The data is still used for the distribution of congressional seats to the states, as mandated by the Constitution. In New York State, that number has been steadily declining as the population decreases. The Empire State had 39 representatives in 1970, thirty-four in 1980, thirty-one in 1990, and twenty-nine in 2000.

Equally as important, the federal government allocates over $400 billion based on census data — that’s over a thousand dollars for each person annually. The money is used for neighborhood improvements, public health, education, and transportation. Census data is also used for planning decisions, such as where to provide services for the elderly, where to build new roads and schools, or where to locate job training centers.

This year’s questionnaire is one of the shortest in two centuries — just 10 questions. It asks for name, gender, age, and race of each member of a household, and whether the home is rented or owned. It is simple and non-invasive. The census bureau, by law, cannot share responses with anyone.

So far, nationwide, about 70 percent of the mailed-out forms have been mailed back. Albany County is a bit ahead of the curve at 73 percent. In 2000, the census bureau paid the Young and Rubican Company $167 million for a national ad campaign to encourage residents to mail back their census forms, bringing the mail-back rate back up to about 67 percent that year.

Enumerators will be sent to households that have not completed the forms. The household visits begin in May and run through July. Final counts are to be delivered to the president on the last day of 2010.

If the concept of being counted for representation or to help your community get federal funds isn’t enough to inspire you to fill out your form, Albany County’s comptroller, Michael Conners, has come up with some numbers that may move you.

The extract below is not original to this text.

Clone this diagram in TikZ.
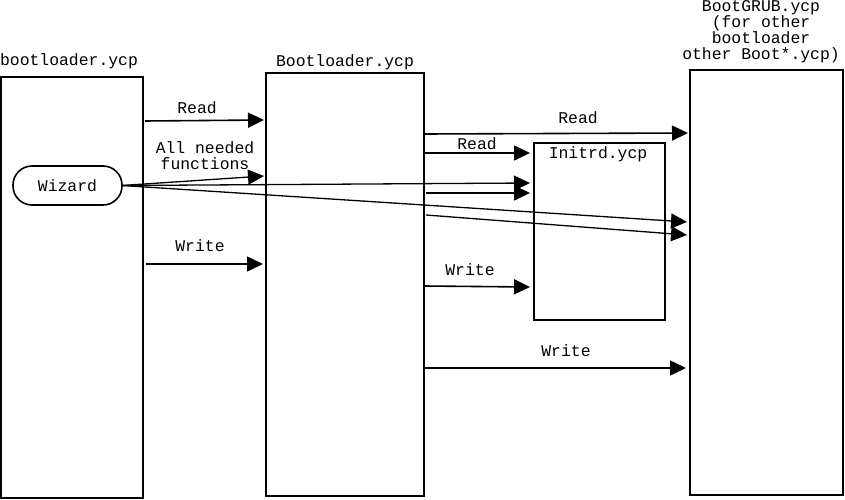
\documentclass[tikz,border=0pt]{standalone}
\usepackage{fontspec}
\setmonofont{Liberation Mono}
\usetikzlibrary{arrows.meta,calc}
\begin{document}
\begin{tikzpicture}[x=1pt,y=-1pt,
  box/.style={draw, line width=1.6pt, inner sep=0pt, outer sep=0pt},
  arr/.style={line width=1.6pt, -{Triangle[length=16pt,width=15pt]}},
  warr/.style={line width=1.3pt, -{Triangle[length=16pt,width=15pt]}},
  lbl/.style={font=\ttfamily\fontsize{16.4}{16}\selectfont, inner sep=0pt, align=center}]
\useasboundingbox (0,0) rectangle (845,500);
% boxes
\node[box, minimum width=142pt, minimum height=421pt] (L) at (72,287.5) {};
\node[box, minimum width=158pt, minimum height=423pt] (M) at (345,284.5) {};
\node[box, minimum width=153pt, minimum height=425pt] (R) at (766.5,282.5) {};
\node[box, minimum width=131pt, minimum height=177pt] (I) at (599.5,231.5) {};
\node[box, minimum width=109pt, minimum height=39pt, rounded corners=19pt] (W) at (67.5,185.5) {};
% titles
\node[lbl] (tL) at (69,61) {bootloader.ycp};
\node[lbl] (tM) at (345,62) {Bootloader.ycp};
\node[lbl] (tR) at (761,32) {BootGRUB.ycp\\(for other\\bootloader\\other Boot*.ycp)};
\node[lbl] (tI) at (598,154) {Initrd.ycp};
\node[lbl] (tW) at (W) {Wizard};
% connectors
\draw[arr] ($(L.north east)+(2,44)$) -- ($(M.north west)+(-2,47)$);
\draw[warr] (W.east) -- ($(M.north west)+(-2,103)$);
\draw[arr] ($(L.north east)+(3,187)$) -- ($(M.north west)+(-3,191)$);
\draw[arr] ($(M.north east)+(0,61)$) -- ($(R.north west)+(-2,63)$);
\draw[arr] ($(M.north east)+(0,80)$) -- ($(I.north west)+(-4,10)$);
\draw[warr] (W.east) -- ($(I.north west)+(-4,40)$);
\draw[arr] ($(M.north east)+(2,120)$) -- ($(I.north west)+(-4,50)$);
\draw[warr] (W.east) -- ($(R.north west)+(-3,152)$);
\draw[warr] ($(M.north east)+(2,142)$) -- ($(R.north west)+(-3,165)$);
\draw[arr] ($(M.north east)+(0,213)$) -- ($(I.north west)+(-4,144)$);
\draw[arr] ($(M.north east)+(0,295)$) -- ($(R.north west)+(-4,298)$);
% labels
\node[lbl] (l1) at (197,108) {Read};
\node[lbl] (l2) at (205,156) {All needed\\functions};
\node[lbl] (l3) at (200,246) {Write};
\node[lbl] (l4) at (578,118) {Read};
\node[lbl] (l5) at (477,144) {Read};
\node[lbl] (l6) at (470,270) {Write};
\node[lbl] (l7) at (566,351) {Write};
\end{tikzpicture}
\end{document}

The towns and villages we cover count on sales-tax funds from the county for the bulk of their revenues; most of the rest is raised through local property taxes. Albany County collects an 8-percent sales tax; 4 percent of that revenue goes to the state, and the other 4 percent is split 60/40 between the county and the 19 towns, villages, and cities within the county.

Recently, the chairman of the county legislature floated an idea to cut those funds — an outcry resulted. Guilderland’s supervisor, Kenneth Runion, said that, if the county funds were eliminated, the town taxes in Guilderland would increase 12-fold — from 25 cents to $3 per $1,000 of assessed valuation. The chairman backed off the plan, but it illustrates how vital those funds are to running our towns and villages.

The county funds are distributed according to population, which is measured by the census. According to Conners’s data, Guilderland’s population in 2000 was 34,050; based on a 2008 estimate, it looks like Guilderland in 2010 will get 11.67 percent of the county funds, up from 11.56 percent. Similarly, it looks like the shares for New Scotland and Knox will go up slightly while the shares for Rensselaerville and Westerlo will go down; and the share for Berne will remain the same.

Each person counted in the 2010 census, stresses Conners, means $275 in sales tax revenue per year; in a decade, until the next census, that amounts to $2,750 for each person. That’s money you won’t have to make up in property taxes to fill the gap.

So, isn’t that worth 10 minutes of your time?

Fill out your census form if you haven’t already. Not only will it form a history that future generations can look back on — “It’s a way to understand who we are as a nation,” historian Hendricks said — but, going forward, it will bring funds in your community.